The orogenic belts in central and northern West Greenland include the Nagssugtoqidian Orogen, the Rinkian Orogen, and the Inglefield Land Mobile Belt (van Gool et al. 2002;

Crocott & McCaffrey 2017). The Nagssugtoqidian Orogen was contemporary with the Rinkian Orogen and was formed by continent-continent collision between Rae Craton in the North and the NAC around 1.9–1.8 Ga (Kalsbeek et al. 1993; Sanborn-Barrie et al.

2017). The Rae Craton in Greenland is correlated to Rae Craton in Canada (St-Onge et al.

2009; Kolb 2014) in the area from Kangerlussuaq to Disko Bay area. The orogen is inferred to continue under the Inland Ice to the Tasiilaq area in South East Greenland (Figure 6) (Kalsbeek et al. 1993; Nutman et al. 2008; Kolb 2014). The Palaeoproterozoic orogens consist primarily of folded Archaean gneisses and younger sedimentary rocks (Escher &

Watt 1976; Henriksen et al., 2009).

Figure 6. Geological map of Greenland and correlations to Canada. Source: Dawes (2009).

The Palaeozoic Caledonian fold belt is an approx. 1,300 km long, N-S oriented, belt from the Scoresbysund area towards Kronprins Christian Land in the north. The orogen was formed by collision between Greenland, North America, Scandinavia and Scotland around

420 Ma (Higgins & Frederiksen 1999; Higgins & Kalsbeek 2004; Higgins et al. 2008). The Caledonian rocks consists of both metamorphic, crystalline and sedimentary rocks in a thrust stack with gneisses, granites, various sedimentary units such as greywackes, marble, shales and metapelites (Higgins et al. 2008).
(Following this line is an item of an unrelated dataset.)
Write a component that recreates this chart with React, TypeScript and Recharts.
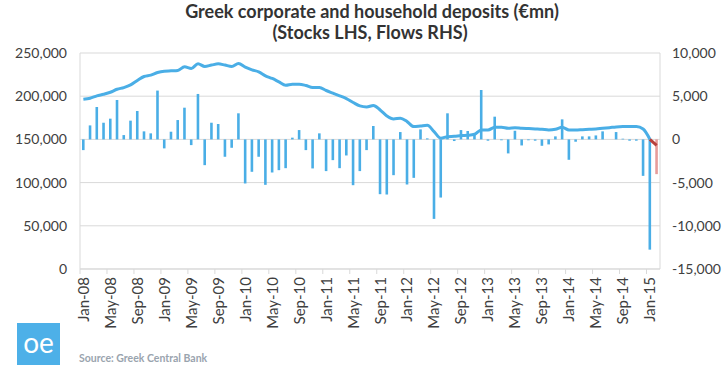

The Ellesmerian belt in North Greenland is an E-W trending belt along the margin of North Greenland, on top of the 2,000 km long and 4 km thick Franklinian Basin. (Soper and Higgins 1987, 1990; Higgins et al. 2000). The Ellesmerian belt is dominated by metamorphosed deep-water sediments and is assumed to be Late Devonian to Early Carboniferous (Escher & Watt 1976; Dawes 2004; Henriksen et al. 2009).